Bonaire's east coast receives the wind blowing toward the west, and therefore diving is more challenging and swimming in the chop is pretty much a non-starter. Some of the cave inscriptions likely are ancient maps showing currents and safe landing spots for fishermen.
I reached the Arawak lodges, where I'd initially booked until I was notified that they were out of service. An hour's walk from Rincón, they would have been most inconveniently located for my purposes, and while the spot looks lovely, I'm glad things turned out as they did.
At Arawak I turned onto the dirt road that parallels the eastern coast about 200 meters inland. Google Maps didn't recognize this road, and so I had no proper estimate of its length but knew it would take several hours. The plan was to follow it east, roughly parallel to the coast, to a point where the land juts out into the sea. Then I'd follow the coast south, around a lagoon that interrupts it, and past a blowhole until I found a road that headed inland to my lodging at Red Palm Village.
For the next few hours I could see the coast, with occasional splashing of the waves over the line of rocks, but I was never directly by it. This long stretch was arid and dusty, but it had its variations. The rough road -- passable by hardy vehicles -- was sometimes a dirt surface, broken by the cycle of rain and sun.
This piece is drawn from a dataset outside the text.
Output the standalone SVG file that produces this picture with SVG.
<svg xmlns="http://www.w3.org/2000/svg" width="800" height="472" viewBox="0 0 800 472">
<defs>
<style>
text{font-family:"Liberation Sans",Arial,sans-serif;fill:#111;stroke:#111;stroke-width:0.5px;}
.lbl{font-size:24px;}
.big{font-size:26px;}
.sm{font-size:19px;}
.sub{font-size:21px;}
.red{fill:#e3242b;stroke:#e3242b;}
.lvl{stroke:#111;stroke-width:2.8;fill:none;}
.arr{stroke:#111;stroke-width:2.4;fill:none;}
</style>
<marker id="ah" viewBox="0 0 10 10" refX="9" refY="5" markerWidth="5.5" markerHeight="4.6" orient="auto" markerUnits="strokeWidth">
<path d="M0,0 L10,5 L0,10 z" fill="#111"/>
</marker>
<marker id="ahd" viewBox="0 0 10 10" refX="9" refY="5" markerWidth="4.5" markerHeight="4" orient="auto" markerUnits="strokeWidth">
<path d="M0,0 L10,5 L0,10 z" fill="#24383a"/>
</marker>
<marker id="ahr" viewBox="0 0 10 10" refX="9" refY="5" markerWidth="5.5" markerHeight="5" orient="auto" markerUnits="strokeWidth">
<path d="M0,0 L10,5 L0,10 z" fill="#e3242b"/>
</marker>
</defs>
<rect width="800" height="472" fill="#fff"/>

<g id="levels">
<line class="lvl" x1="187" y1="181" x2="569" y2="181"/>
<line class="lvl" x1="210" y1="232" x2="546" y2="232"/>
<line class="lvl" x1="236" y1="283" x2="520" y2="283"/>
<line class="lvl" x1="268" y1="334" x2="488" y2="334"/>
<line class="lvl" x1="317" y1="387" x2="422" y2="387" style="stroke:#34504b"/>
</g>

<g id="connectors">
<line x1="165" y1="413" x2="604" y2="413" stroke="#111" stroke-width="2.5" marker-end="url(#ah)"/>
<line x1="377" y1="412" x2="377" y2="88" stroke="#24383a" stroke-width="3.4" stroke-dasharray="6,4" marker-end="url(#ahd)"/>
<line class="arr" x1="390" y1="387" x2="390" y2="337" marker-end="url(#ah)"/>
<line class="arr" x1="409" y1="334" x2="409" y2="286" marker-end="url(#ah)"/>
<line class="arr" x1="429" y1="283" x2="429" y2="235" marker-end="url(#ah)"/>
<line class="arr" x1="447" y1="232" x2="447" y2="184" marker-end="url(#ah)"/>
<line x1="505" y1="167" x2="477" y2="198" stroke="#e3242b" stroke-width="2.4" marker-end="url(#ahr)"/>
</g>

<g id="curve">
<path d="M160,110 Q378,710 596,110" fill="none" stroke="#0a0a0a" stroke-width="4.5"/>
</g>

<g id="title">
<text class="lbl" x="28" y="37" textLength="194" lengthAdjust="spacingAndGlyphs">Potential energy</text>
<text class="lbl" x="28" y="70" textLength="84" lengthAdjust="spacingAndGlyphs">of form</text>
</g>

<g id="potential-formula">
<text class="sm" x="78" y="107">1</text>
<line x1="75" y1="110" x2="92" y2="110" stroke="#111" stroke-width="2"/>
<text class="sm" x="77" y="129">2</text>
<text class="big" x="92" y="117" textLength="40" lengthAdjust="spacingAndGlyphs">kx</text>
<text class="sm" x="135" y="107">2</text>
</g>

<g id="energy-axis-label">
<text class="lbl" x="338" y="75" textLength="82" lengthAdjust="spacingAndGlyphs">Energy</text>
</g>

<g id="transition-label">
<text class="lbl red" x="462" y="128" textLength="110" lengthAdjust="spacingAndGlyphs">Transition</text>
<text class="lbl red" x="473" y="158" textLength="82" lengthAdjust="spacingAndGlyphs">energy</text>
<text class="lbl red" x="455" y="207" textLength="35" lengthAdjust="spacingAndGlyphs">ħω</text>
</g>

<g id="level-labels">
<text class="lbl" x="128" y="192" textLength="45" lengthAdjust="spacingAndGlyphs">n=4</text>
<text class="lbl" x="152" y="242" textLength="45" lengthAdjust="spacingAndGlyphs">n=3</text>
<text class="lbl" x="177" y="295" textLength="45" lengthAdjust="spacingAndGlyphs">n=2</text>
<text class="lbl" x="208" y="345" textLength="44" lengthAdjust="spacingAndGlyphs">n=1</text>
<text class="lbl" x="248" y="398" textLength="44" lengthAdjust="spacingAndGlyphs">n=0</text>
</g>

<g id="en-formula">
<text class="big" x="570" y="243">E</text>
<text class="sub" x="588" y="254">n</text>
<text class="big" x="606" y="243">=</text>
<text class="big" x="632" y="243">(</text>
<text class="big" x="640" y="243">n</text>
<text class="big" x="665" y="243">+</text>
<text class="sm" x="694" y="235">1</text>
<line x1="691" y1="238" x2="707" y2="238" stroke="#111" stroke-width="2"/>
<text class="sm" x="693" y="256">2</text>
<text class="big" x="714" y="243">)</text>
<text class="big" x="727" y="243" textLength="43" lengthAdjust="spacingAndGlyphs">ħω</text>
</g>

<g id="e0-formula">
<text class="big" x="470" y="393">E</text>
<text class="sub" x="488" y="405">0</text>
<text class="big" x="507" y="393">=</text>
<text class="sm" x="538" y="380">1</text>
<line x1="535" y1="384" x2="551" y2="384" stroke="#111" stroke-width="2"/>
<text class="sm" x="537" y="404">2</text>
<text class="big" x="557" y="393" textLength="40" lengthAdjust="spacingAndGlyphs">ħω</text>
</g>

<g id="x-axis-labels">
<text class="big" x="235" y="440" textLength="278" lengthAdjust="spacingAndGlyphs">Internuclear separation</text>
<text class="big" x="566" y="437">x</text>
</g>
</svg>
Sometimes it was sharp rock, which slowed me down. And sometimes it was made of dirt and small stones. Sometimes the track forked, but the branches usually came together, and the recommended route was marked by blue blazes.
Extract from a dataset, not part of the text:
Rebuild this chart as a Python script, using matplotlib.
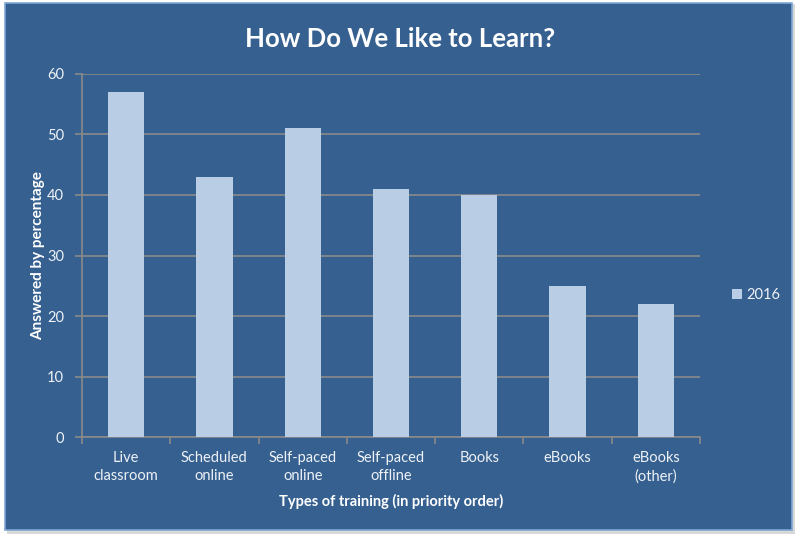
import matplotlib.pyplot as plt
from matplotlib.patches import Rectangle

# Donnees du graphique
categories = ["Live\nclassroom", "Scheduled\nonline", "Self-paced\nonline",
              "Self-paced\noffline", "Books", "eBooks", "eBooks\n(other)"]
valeurs_2016 = [57, 43, 51, 41, 40, 25, 22]
yticks = [0, 10, 20, 30, 40, 50, 60]

plt.rcParams['font.family'] = ['Lato', 'DejaVu Sans']

fond = '#36608F'
barre = '#B9CDE5'
grille = '#8A8A8A'
texte = '#EEF2F7'

fig = plt.figure(figsize=(8, 5.4), dpi=100, facecolor='white')

# Panneau bleu avec une petite ombre (derriere les axes)
fig.patches.append(Rectangle((0.009, 0.012), 0.985, 0.98, transform=fig.transFigure,
                             facecolor='#D8D8D8', edgecolor='none', zorder=-2))
fig.patches.append(Rectangle((0.006, 0.018), 0.984, 0.976, transform=fig.transFigure,
                             facecolor=fond, edgecolor='#7FA6D4', linewidth=1.2, zorder=-1))

ax = fig.add_axes([0.1025, 0.1907, 0.7725, 0.6723])
ax.set_facecolor('none')

x = list(range(len(categories)))
ax.bar(x, valeurs_2016, width=0.41, color=barre, label='2016', zorder=3)

ax.set_xlim(-0.5, len(categories) - 0.5)
ax.set_ylim(0, 60)
ax.set_yticks(yticks)
ax.yaxis.grid(True, color=grille, linewidth=1.2, zorder=0)

# Ticks x aux limites des categories
ax.set_xticks([i - 0.5 for i in range(len(categories) + 1)], minor=False)
ax.set_xticklabels([])
ax.set_xticks(x, minor=True)
ax.set_xticklabels(categories, minor=True, color=texte, fontsize=10.5, linespacing=1.35)
ax.tick_params(axis='x', which='major', length=5, color=grille, width=1.2)
ax.tick_params(axis='x', which='minor', length=0, pad=10)
ax.tick_params(axis='y', length=5, color=grille, width=1.2, labelcolor=texte,
               labelsize=10.5, pad=8)

for s in ['top', 'right']:
    ax.spines[s].set_visible(False)
for s in ['left', 'bottom']:
    ax.spines[s].set_color(grille)
    ax.spines[s].set_linewidth(1.2)

ax.set_ylabel("Answered by percentage", color='white', fontweight='bold', fontsize=11, labelpad=1)
ax.set_xlabel("Types of training (in priority order)", color='white', fontweight='bold',
              fontsize=10.5, labelpad=8)

fig.text(0.5, 0.928, "How Do We Like to Learn?", ha='center', va='center',
         color='white', fontweight='bold', fontsize=18.5)

leg = ax.legend(loc='center left', bbox_to_anchor=(1.03, 0.39), frameon=False,
                handlelength=0.7, handleheight=0.7, handletextpad=0.3, fontsize=10.5)
for t in leg.get_texts():
    t.set_color(texte)

fig.savefig('out.png', dpi=100, facecolor='white')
The wild donkeys here didn't care too much for me. When they noticed me, one would usually huff a sigh, and then they'd stare at me until I was almost out of sight. The goats usually whinnied and scampered away from close range, going about their business. The lizards often darted across the path in front of me frantically, in an extended "S" shape.
As for people, I didn't see many. Maybe five cars passed me. So did two cyclists. But for long stretches all I heard was the wind, the distant waves, and the slithering of lizards.
I knew it would be a long, hot day, and I carried two and a half liters of water, plus a liter of juice and food. I was eager to have lunch and reduce my load, but I also wanted to make meaningful progress before the break. I'd hoped to get to the point where the path veered south, but at 1:15, having been walking since before ten, I had to stop. Eugeline's sweet bun was an excellent compliment to my salami and cheese, and when I put my bag back on, I noticed the reduction in weight.
It was another half-hour before the shore curved south, and another hour before I reached the lagoon. I had trouble finding my way around it, and when the path deposited me at the road heading inland I decided to keep going toward my lodging, a few kilometers to the south. The blowhole will have to wait.
Google Maps would have had me continue on this road almost all the way to Kralendijk, but on the satellite view I could see a network of back roads that would keep me on the east side and shave a couple of kilometers off the estimate. A snack bar called Cha Bela was open, and a Coke was a lovely refreshment before I entered the web.
This place wasn't far from Lagoen Hill, and on my mind were the pit-bull attacks that Todd and Mimi had told me about. I wondered whether the incidents' having happened "in Lagoen Hill" meant the few streets of Lagoen Hill proper -- I wouldn't be going there -- or implied the dirt roads surrounding that neighborhood.
There were a few dirt roads I could follow south from Cha Bela, and I picked the one farthest from Lagoen Hill's main area. I carried a few rocks and followed the numerous turns on the map. The blue blazes continued -- it was as if they had been put there specifically to get me through the day. I scarcely saw a house, let alone a dog, until near the end of the journey, where a couple of fenced-in dogs announced their displeasure at my presence and a couple of others were shooed back into their quarters by their owner.
A bar called Happy's was just short of my lodging, and it looked to be a good place for dinner. I asked how late they were open.
"Until eight," she said.
"No. Food stops at seven."
It was just before six. I checked in with the friendly couple at Red Palm Village, where I was assigned bungalow 12B, half of a building with an outdoor kitchenette and a hammock I have to duck under to enter. When I'd made the booking, the confirmation message had warned me, "Bonaire is not an island to explore on foot!"
I settled in briefly and returned to Happy's at 6:40.
"The food is over," she said. "There were very few people, so they put it away early."
"Happy's is not my happy place," I said.
There wasn't much in the area. I could have eaten at Red Palm Village, but I would save it for another time. Ten minutes away was another bar that also had no food. A minute or two past that, across the street, there was a Heineken sign and lights were on.
It was the snack bar of a miniature-golf course. The menu wasn't much, but I made a meal of a couple of their Dutch treats: bitterballen (sort of like croquettes in spherical form) and a frikandel (a kind of fried hot dog). The snack bar was up a flight of stairs, so there was something of a view of the road at today's last light.
Red Palm Village is practically the extension of the airport's runway. The walk back gave me the eerie experience of having a jet fly over me at night about five seconds after leaving the ground. Between the air traffic and the couple in 12A, this bungalow may be shaking all night, 15 seconds at a time.